Fresh
lots of tomatoes, including cherries and flats of romas (roasted and sprinkle with basil)
sweet and hot peppers of all kinds peppers and eggplants (make ratatouille)
Gravenstein apples from SLO farm (delicious in salad with scallions and bacon)
NW peaches and blackberries
green and yellow beans (make a school color salmon salad)
tomatillos and daikon radish (try tofu banh mi)
fennel and cucumbers (make pickles)
baby beets and new potatoes
carrots and kohlrabi (try roasted with cumin)
crookneck squash, summer squash, and zucchini (try this gratin)
cabbage (green, red, savoy) (make kimchi)

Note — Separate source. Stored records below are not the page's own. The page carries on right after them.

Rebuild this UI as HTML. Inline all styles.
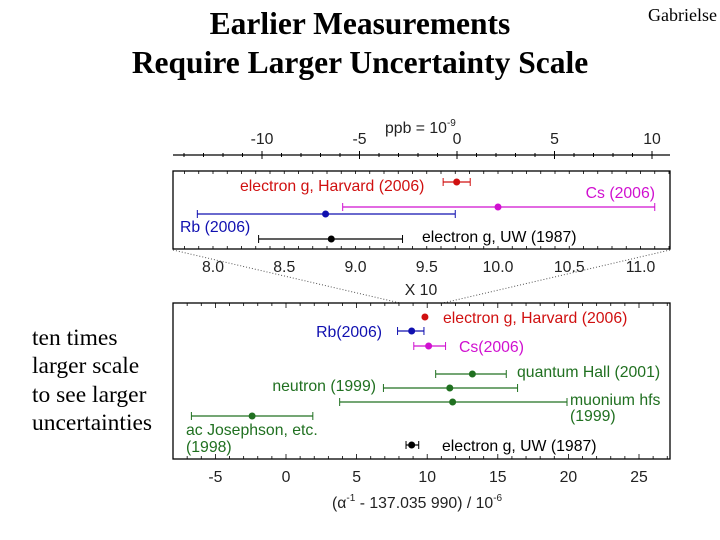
<!DOCTYPE html>
<html><head><meta charset="utf-8"><style>
body{margin:0;background:#fff;width:720px;height:540px;overflow:hidden}
svg{display:block}
.s{font-family:"Liberation Sans",sans-serif;font-size:15.8px}
.t{font-family:"Liberation Serif",serif}
</style></head><body>
<svg id="c" width="720" height="540">
<text class="t" x="360" y="34" font-size="31.5" font-weight="bold" text-anchor="middle">Earlier Measurements</text>
<text class="t" x="360" y="73" font-size="31.5" font-weight="bold" text-anchor="middle">Require Larger Uncertainty Scale</text>
<text class="t" x="648" y="21" font-size="18">Gabrielse</text>
<g class="t" font-size="23.5">
<text x="32" y="345">ten times</text><text x="32" y="373">larger scale</text><text x="32" y="402">to see larger</text><text x="32" y="430">uncertainties</text></g>
<g id="g"></g>
</svg>
<script>
const ppbTicks=[-10,-5,0,5,10];
const topTicks=[8.0,8.5,9.0,9.5,10.0,10.5,11.0];
const botTicks=[-5,0,5,10,15,20,25];
const topNames=["electron g, Harvard (2006)","Cs (2006)","Rb (2006)","electron g, UW (1987)"];
const topVal=[9.71,10.0,8.79,8.83];
const topLo=[9.615,8.91,7.89,8.32];
const topHi=[9.805,11.1,9.70,9.33];
const botNames=["electron g, Harvard (2006)","Rb(2006)","Cs(2006)","quantum Hall (2001)","neutron (1999)","muonium hfs","ac Josephson, etc."];
const botVal=[9.84,8.9,10.1,13.2,11.6,11.8,-2.4,8.9];
const botLo=[9.84,7.9,9.05,10.6,6.9,3.8,-6.7,8.5];
const botHi=[9.84,9.77,11.3,15.6,16.4,19.9,1.9,9.4];
const NS="http://www.w3.org/2000/svg",g=document.getElementById('g');
const xp=v=>457+v*19.5, xt=v=>213+(v-8)*142.5, xb=v=>286+v*14.12;
function el(t,a,txt){const e=document.createElementNS(NS,t);for(const k in a)e.setAttribute(k,a[k]);if(txt!==undefined)e.textContent=txt;g.appendChild(e);return e;}
let e=el('line',{x1:173,y1:155,x2:670,y2:155,stroke:'#000','stroke-width':1.3});

for(let v=-14;v<=10;v++){if(xp(v)<173)continue;const big=v%5==0;el('line',{x1:xp(v),y1:155-(big?4:2),x2:xp(v),y2:155+(big?4:2),stroke:'#000'});}
ppbTicks.forEach(v=>{e=el('text',{x:xp(v),y:144,'text-anchor':'middle',class:'s',fill:'#222'},String(v));
});
e=el('text',{x:385,y:133,class:'s',fill:'#222'});
e.innerHTML='ppb = 10<tspan font-size="10" dy="-7">-9</tspan>';

e=el('rect',{x:173,y:171,width:497,height:78,fill:'none',stroke:'#000','stroke-width':1.3});

for(let v=7.8;v<=11.2;v+=0.1){const x=xt(v);if(x<173||x>670)continue;el('line',{x1:x,y1:249,x2:x,y2:246,stroke:'#000','stroke-width':0.8});el('line',{x1:x,y1:171,x2:x,y2:174,stroke:'#000','stroke-width':0.8});}
topTicks.forEach(v=>{e=el('text',{x:xt(v),y:272,'text-anchor':'middle',class:'s',fill:'#222'},v.toFixed(1));
});
el('text',{x:421,y:295,'text-anchor':'middle',class:'s',fill:'#222'},'X 10');
el('line',{x1:173,y1:250,x2:400,y2:303,stroke:'#555','stroke-dasharray':'1,2'});
el('line',{x1:670,y1:250,x2:443,y2:303,stroke:'#555','stroke-dasharray':'1,2'});
const tc=['#d01010','#d010d0','#1010b0','#000'],ty=[182,207,214,239];
const tl=[[240,191,'start'],[655,198,'end'],[180,232,'start'],[422,242,'start']];
topNames.forEach((n,i)=>{
 e=el('line',{x1:xt(topLo[i]),y1:ty[i],x2:xt(topHi[i]),y2:ty[i],stroke:tc[i],'stroke-width':1.2});
 
 [topLo[i],topHi[i]].forEach(v=>el('line',{x1:xt(v),y1:ty[i]-4,x2:xt(v),y2:ty[i]+4,stroke:tc[i]}));
 e=el('circle',{cx:xt(topVal[i]),cy:ty[i],r:3.5,fill:tc[i]});
 
 e=el('text',{x:tl[i][0],y:tl[i][1],'text-anchor':tl[i][2],class:'s',fill:tc[i]},n);
 
});
e=el('rect',{x:173,y:303,width:497,height:156,fill:'none',stroke:'#000','stroke-width':1.3});

for(let v=-8;v<=27;v++){const x=xb(v);if(x<173||x>670)continue;const L=v%5==0?5:3;el('line',{x1:x,y1:459,x2:x,y2:459-L,stroke:'#000','stroke-width':0.8});el('line',{x1:x,y1:303,x2:x,y2:303+L,stroke:'#000','stroke-width':0.8});}
botTicks.forEach(v=>{e=el('text',{x:xb(v),y:482,'text-anchor':'middle',class:'s',fill:'#222'},String(v));
});
e=el('text',{x:332,y:508,class:'s',fill:'#222'});
e.innerHTML='(α<tspan font-size="10" dy="-7">-1</tspan><tspan dy="7"> - 137.035 990) / 10</tspan><tspan font-size="10" dy="-7">-6</tspan>';

const G='#207020',bc=['#d01010','#1010b0','#d010d0',G,G,G,G,'#000'],by=[317,331,346,374,388,402,416,445];
const bl=[[443,323,'start'],[382,337,'end'],[459,352,'start'],[517,377,'start'],[376,391,'end'],[570,405,'start'],[186,435,'start'],[442,451,'start']];
const allNames=botNames.concat(["electron g, UW (1987)"]);
allNames.forEach((n,i)=>{
 if(botHi[i]>botLo[i]){
 e=el('line',{x1:xb(botLo[i]),y1:by[i],x2:xb(botHi[i]),y2:by[i],stroke:bc[i],'stroke-width':1.2});
 
 [botLo[i],botHi[i]].forEach(v=>el('line',{x1:xb(v),y1:by[i]-4,x2:xb(v),y2:by[i]+4,stroke:bc[i]}));}
 e=el('circle',{cx:xb(botVal[i]),cy:by[i],r:3.5,fill:bc[i]});
 
 e=el('text',{x:bl[i][0],y:bl[i][1],'text-anchor':bl[i][2],class:'s',fill:bc[i]},n);
 
});
el('text',{x:570,y:421,class:'s',fill:G},'(1999)');
el('text',{x:186,y:452,class:'s',fill:G},'(1998)');
</script>
</body></html>
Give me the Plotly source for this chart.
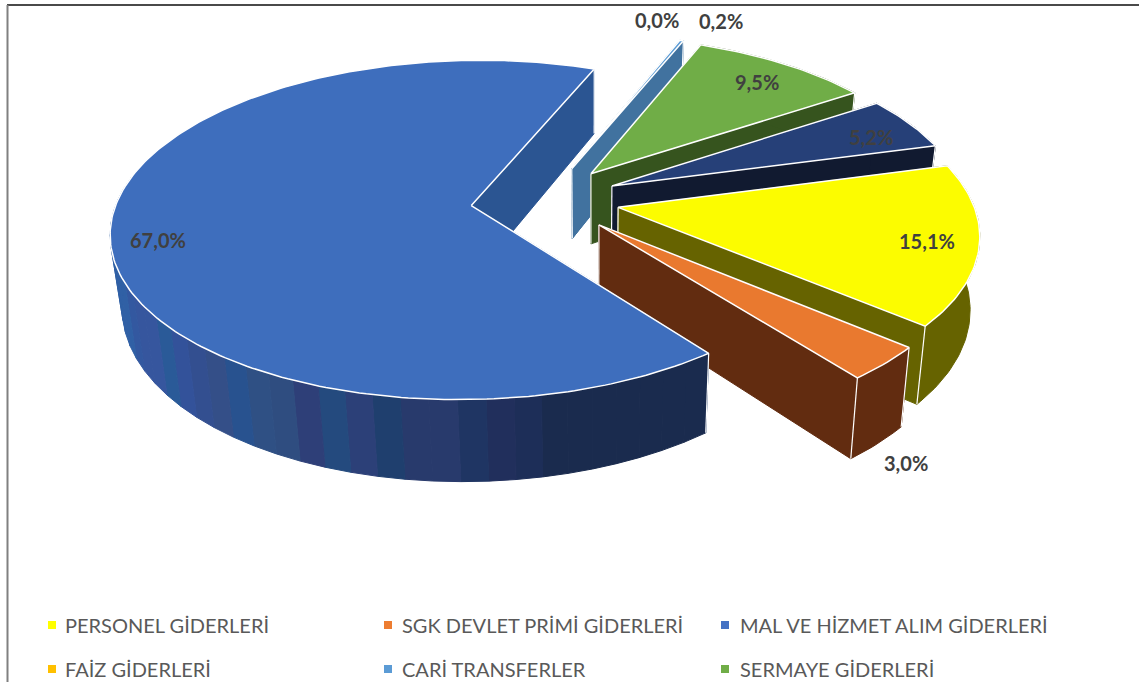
import math
import plotly.graph_objects as go

# ---- data ----
categories = ["PERSONEL GİDERLERİ", "SGK DEVLET PRİMİ GİDERLERİ", "MAL VE HİZMET ALIM GİDERLERİ",
              "FAİZ GİDERLERİ", "CARİ TRANSFERLER", "SERMAYE GİDERLERİ", "SERMAYE TRANSFERLERİ"]
values = [15.1, 3.0, 67.0, 0.0, 0.2, 9.5, 5.2]
labels = ["15,1%", "3,0%", "67,0%", "0,0%", "0,2%", "9,5%", "5,2%"]

# ---- style ----
top_colors = ["#fcfc00", "#e9792f", "#3e6ebd", "#ffc000", "#5b9bd5", "#70ad47", "#264078"]
wall_colors = ["#666300", "#622c10", "#2b5592", "#7f6000", "#41729f", "#36541e", "#111a30"]
legend_colors = ["#ffff00", "#ed7d31", "#4472c4", "#ffc000", "#5b9bd5", "#70ad47"]
blue_rim_shades = ["#1a2b4e"] * 7 + ["#1d2e58", "#212f5c", "#1f3563", "#283a6c", "#283a6c", "#1f3f6e",
                   "#2c4078", "#244a7e", "#2e3f78", "#2f4d80", "#2f5084", "#28528f", "#344f88", "#334f90",
                   "#33529a", "#2a5a98", "#36569e", "#36569e", "#3358a0"] + ["#3060a5"] * 9
label_shift_x = [-53, 21, 48, -22, 39, -27, -38]
label_shift_y = [-3, 100, 7, -20, -20, 18, 14]
draw_order = [3, 4, 5, 6, 0, 1, 2]

START = 75.0          # first slice angle, clockwise from 12 o'clock
EXPLODE = 0.21
CX, CY, A, B, K = 545.0, 200.0, 354.0, 164.6, 1 / 7
VX, SX, YT, YD, SY = 592.0, 0.975, 173.0, 243.0, 1.053


def project(u, v):
    w = 1 - K * v
    return CX + A * u / w, CY + B * v / w


def drop(p):
    return VX + SX * (p[0] - VX), YD + SY * (p[1] - YT)


def rim_point(a, ox, oy):
    b = a % 360
    b += 2.0 * math.exp(-((b - 145.0) / 18.0) ** 2)   # small lens correction on the near right
    r = math.radians(b)
    return project(ox + math.sin(r), oy - math.cos(r))


def poly(points, fill, line=None, width=1.0):
    return go.Scatter(x=[p[0] for p in points] + [points[0][0]],
                      y=[p[1] for p in points] + [points[0][1]],
                      mode="lines", fill="toself", fillcolor=fill,
                      line=dict(color=line or fill, width=width),
                      hoverinfo="skip", showlegend=False)


def arc(a0, a1, ox, oy):
    n = max(2, int(abs(a1 - a0) / 1.0) + 2)
    return [rim_point(a0 + (a1 - a0) * i / (n - 1), ox, oy) for i in range(n)]


fig = go.Figure()
angles = []
a = START
for val in values:
    angles.append((a, a + val * 3.6))
    a += val * 3.6

annots = []
for i in draw_order:
    a0, a1 = angles[i]
    mid = math.radians((a0 + a1) / 2)
    ox, oy = EXPLODE * math.sin(mid), -EXPLODE * math.cos(mid)
    apex = project(ox, oy)
    if values[i] > 0:
        rim = arc(a0, a1, ox, oy)
        # radial walls
        for end in (rim[0], rim[-1]):
            fig.add_trace(poly([apex, end, drop(end), drop(apex)], wall_colors[i]))
        # outer wall
        if i == 2:
            step = 4.0
            for j, c in enumerate(blue_rim_shades):
                seg = arc(a0 + step * j, a0 + step * (j + 1), ox, oy)
                fig.add_trace(poly(seg + [drop(p) for p in reversed(seg)], c))
        else:
            fig.add_trace(poly(rim + [drop(p) for p in reversed(rim)], wall_colors[i]))
        # white vertical edges (the start edge is hidden when it lies on the far side)
        edges = [apex, rim[-1]] if a0 % 360 < 90 else [apex, rim[0], rim[-1]]
        for p in edges:
            q = drop(p)
            fig.add_trace(go.Scatter(x=[p[0], q[0]], y=[p[1], q[1]], mode="lines",
                                     line=dict(color="white", width=1.2),
                                     hoverinfo="skip", showlegend=False))
        # top face
        fig.add_trace(poly([apex] + rim, top_colors[i], "white", 1.5))
    lx, ly = rim_point((a0 + a1) / 2, ox, oy)
    annots.append(dict(x=lx, y=ly, xref="x", yref="y", text=labels[i], showarrow=False,
                       xshift=label_shift_x[i], yshift=-label_shift_y[i],
                       font=dict(family="Lato", size=20, color="#404040", weight="bold")))

# legend rows (the third row is cut off in the picture)
LEG_COLS = [52, 388, 725]
LEG_TEXT = [63, 400, 738]
LEG_ROWS = [625, 669]
for k in range(6):
    x0 = LEG_COLS[k % 3]
    y0 = LEG_ROWS[k // 3]
    fig.add_trace(go.Scatter(x=[x0], y=[y0], mode="markers", hoverinfo="skip", showlegend=False,
                             marker=dict(symbol="square", size=8, color=legend_colors[k])))
    annots.append(dict(x=LEG_TEXT[k % 3], y=y0, xref="x", yref="y", text=categories[k], showarrow=False,
                       xanchor="left", font=dict(family="Lato", size=20, color="#595959")))

fig.update_layout(
    width=1139, height=682, margin=dict(l=0, r=0, t=0, b=0),
    paper_bgcolor="white", plot_bgcolor="white", showlegend=False,
    xaxis=dict(range=[0, 1139], visible=False, fixedrange=True),
    yaxis=dict(range=[682, 0], visible=False, fixedrange=True),
    annotations=annots,
    shapes=[dict(type="line", xref="x", yref="y", x0=7, x1=1139, y0=5, y1=5,
                 line=dict(color="#4a4a4a", width=2)),
            dict(type="line", xref="x", yref="y", x0=7.5, x1=7.5, y0=5, y1=682,
                 line=dict(color="#808080", width=2))],
)
fig.write_html("out.html", config={"displayModeBar": False},
               post_script="document.body.style.margin='0';")
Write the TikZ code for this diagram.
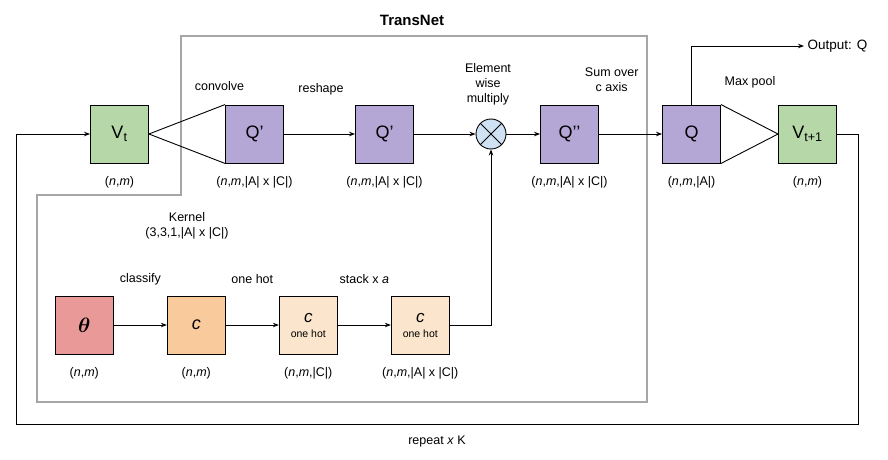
\documentclass[tikz,border=0pt]{standalone}
\usepackage{fontspec}
\setmainfont{Liberation Sans}
\usepackage{amsmath}
\usepackage{amsbsy}
\usetikzlibrary{arrows.meta}
\definecolor{vgreen}{HTML}{B6D7A8}
\definecolor{qpurple}{HTML}{B4A7D6}
\definecolor{thred}{HTML}{EA9999}
\definecolor{corange}{HTML}{F9CB9C}
\definecolor{ohcream}{HTML}{FCE5CD}
\definecolor{mulblue}{HTML}{CFE2F3}
\tikzstyle{arrow} = [line width=0.9pt, -{Stealth[length=6pt,width=4.5pt]}]
\tikzstyle{wire} = [line width=0.9pt]
\tikzstyle{box} = [draw, line width=0.9pt, minimum size=58pt, inner sep=0pt, align=center, font=\fontsize{18}{20}\selectfont]
\tikzstyle{vbox} = [box, fill=vgreen]
\tikzstyle{qbox} = [box, fill=qpurple]
\tikzstyle{ohbox} = [box, fill=ohcream, font=\fontsize{17}{14}\selectfont]
\tikzstyle{txt} = [font=\fontsize{12.5}{15}\selectfont, align=center]

\begin{document}
\begin{tikzpicture}[x=1pt, y=-1pt]
    \useasboundingbox (0,0) rectangle (888,460);
    % TransNet frame
    \draw [black!35, line width=2.2pt] (181,36) -- (647,36) -- (647,402) -- (37,402) -- (37,195) -- (181,195) -- cycle;
    \node (title) [font=\fontsize{15}{18}\selectfont\bfseries] at (412,20) {TransNet};

    % top row
    \node (vt)  [vbox] at (119.5,134)                  {V\textsubscript{t}};
    \node (qa)  [qbox, node distance=135pt, right of=vt] {Q’};
    \node (qb)  [qbox, node distance=130pt, right of=qa] {Q’};
    \node (mul) [draw, circle, fill=mulblue, line width=0.9pt, minimum size=30pt, inner sep=0pt,
                 node distance=106.5pt, right of=qb] {};
    \node (qc)  [qbox, node distance=78.5pt, right of=mul] {Q’’};
    \node (q)   [qbox, node distance=122pt, right of=qc]  {Q};
    \node (vt1) [vbox, node distance=116pt, right of=q]   {V\textsubscript{t+1}};
    \draw [wire] (mul.north east) -- (mul.south west);
    \draw [wire] (mul.north west) -- (mul.south east);

    % bottom row
    \node (th)  [box, fill=thred, font=\fontsize{22}{24}\selectfont] at (84.3,325) {$\boldsymbol{\theta}$};
    \node (c)   [box, fill=corange, node distance=112pt, right of=th] {\textit{c}};
    \node (oha) [ohbox, node distance=112pt, right of=c]
                {\textit{c}\\[1pt]{\fontsize{10.5}{12}\selectfont one hot}};
    \node (ohb) [ohbox, node distance=112pt, right of=oha]
                {\textit{c}\\[1pt]{\fontsize{10.5}{12}\selectfont one hot}};

    % shapes
    \node (dvt)  [txt, node distance=48pt, below of=vt]  {(\textit{n},\textit{m})};
    \node (dqa)  [txt, node distance=48pt, below of=qa]  {(\textit{n},\textit{m},|A| x |C|)};
    \node (dqb)  [txt, node distance=48pt, below of=qb]  {(\textit{n},\textit{m},|A| x |C|)};
    \node (dqc)  [txt, node distance=48pt, below of=qc]  {(\textit{n},\textit{m},|A| x |C|)};
    \node (dq)   [txt, node distance=48pt, below of=q]   {(\textit{n},\textit{m},|A|)};
    \node (dvt1) [txt, node distance=48pt, below of=vt1] {(\textit{n},\textit{m})};
    \node (dth)  [txt, node distance=48pt, below of=th]  {(\textit{n},\textit{m})};
    \node (dc)   [txt, node distance=48pt, below of=c]   {(\textit{n},\textit{m})};
    \node (doha) [txt, node distance=48pt, below of=oha] {(\textit{n},\textit{m},|C|)};
    \node (dohb) [txt, node distance=48pt, below of=ohb] {(\textit{n},\textit{m},|A| x |C|)};

    % operation labels
    \node (lconv)  [txt] at (219.5,86)  {convolve};
    \node (lresh)  [txt] at (321,89)    {reshape};
    \node (lmul)   [txt] at (488,84)    {Element\\wise\\multiply};
    \node (lsum)   [txt] at (611.7,80)  {Sum over\\c axis};
    \node (lpool)  [txt] at (750,82)    {Max pool};
    \node (lkern)  [txt] at (187,226)   {Kernel\\(3,3,1,|A| x |C|)};
    \node (lcls)   [txt] at (140.3,279) {classify};
    \node (lhot)   [txt] at (252.3,279) {one hot};
    \node (lstack) [txt] at (364.3,279) {stack x \textit{a}};
    \node (lrep)   [txt] at (437,441)   {repeat \textit{x} K};
    \node (out)    [txt, anchor=west, font=\fontsize{13.5}{16}\selectfont] at (804,46) {Output: Q};

    % connectors
    \draw [wire] (vt.east) -- (qa.north west);
    \draw [wire] (vt.east) -- (qa.south west);
    \draw [arrow] (qa) -- (qb);
    \draw [arrow] (qb) -- (mul);
    \draw [arrow] (mul) -- (qc);
    \draw [arrow] (qc) -- (q);
    \draw [wire] (q.north east) -- (vt1.west);
    \draw [wire] (q.south east) -- (vt1.west);
    \draw [arrow] (q.north) |- (out.west);
    \draw [arrow] (th) -- (c);
    \draw [arrow] (c) -- (oha);
    \draw [arrow] (oha) -- (ohb);
    \draw [arrow] (ohb.east) -| (mul.south);
    \coordinate (loopr) at (858,424);
    \coordinate (loopl) at (16,424);
    \draw [arrow] (vt1.east) -| (loopr) -- (loopl) |- (vt.west);
\end{tikzpicture}
\end{document}
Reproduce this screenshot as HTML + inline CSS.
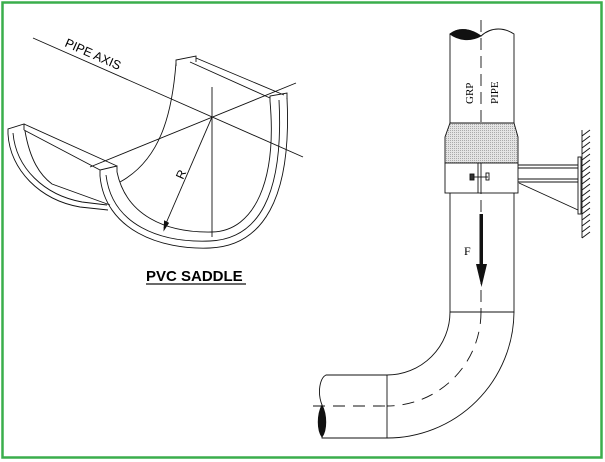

radicchio, chard, kale, lettuce, including bagged mix
garlic and fresh herbs (basil, oregano, sage, thyme) and home-grown lemon grass
From Sweet Creek Foods:
Dill Pickles, Chili Dill Pickles, Bread 'N Butter Pickles, Pickle Relish
Blueberry, Strawberry, Blackberry, and Raspberry Fruit Spreads
Enchilada Sauce and Salsa
From SLO Farm: Applesauce
Assorted beans and grains from Camas Country Mill
On a recent trip to my sister's, I rediscovered a couple of childhood cookbooks that my mother had purchased for us in France. The two volumes from Pomme D'Api feature simple recipes accompanied by pictures of charming French five year olds in the process of executing each dish. I remember pouring over these photos with fascination, marveling at these strange contemporaries preparing sardine toasts and ham rolls in aspic. American children's cookbooks are typically devoted to sweet, baked goods, and even the better ones (like Mollie Katzen's Pretend Soup, source of great popovers), don't stray from a limit repertoire of perceived "kid friendly" fare. The idea that children will only eat a few bland, vegetable-free dishes, epitomized by the uninspired children's menus in US restaurants, doesn't exist in France, where children are raised to eat four course meals in nursery school. For my sister and I, these fascinating volumes showed small children not only consuming "grow up" food, but preparing it with great confidence. And they inspired us to try to do the same. The greatest revelation was that many of these new dishes were easy and delicious.
One of our favorites was "un gratin de courgette," which transformed zucchini, an under-loved and over-abundant summertime product of our garden, into a decadent, pillowy soufflé infused with the strong flavor of gruyère and the richness of crème fraîche. Of course, upon rediscovering these volumes, my sister and I had to recreate this gratin. When we baked it in our childhood, we'd had to make all sorts of guesses about the ingredients list (volume of "un petit pot de crème fraîche" or "un verre de lait"?) but now with internet searching, we could track down these numbers. The final dish was just as wonderful as I remembered, the perfect centerpiece for a weekend brunch with roasted plum tomatoes and fresh green beans, but unfortunately our American children would have nothing to do with it. I'm hopeful that after pouring over these books, their attitudes will change.
Un Gratin de Courgette
3 eggs
100 g (scan 1/2 cup) crème fraîche (which you can make yourself, or use sour cream)
120 ml (1/2 cup) milk
100 g (3.5 ounces) grated gruyère cheese
salt and pepper
1. Gather your ingredients. The recipe calls for "courgette déjà cuites et bien égouttées" (zucchini already cooked and well drained). We decided to slice, steam, and drain them in a colander, which worked well to remove excess liquid that would leach into the gratin. One could also shred, salt, and strain the zucchini and use directly or sauté first.
2. Beat the eggs.
3. Mix in the crème fraîche, milk, grated gruyère, salt and pepper.
4. Mix in the cooked and well-drained zucchini.
5. Pour the mixture into a buttered baking dish.
6. Bake in a 400 degree oven for 30 minutes.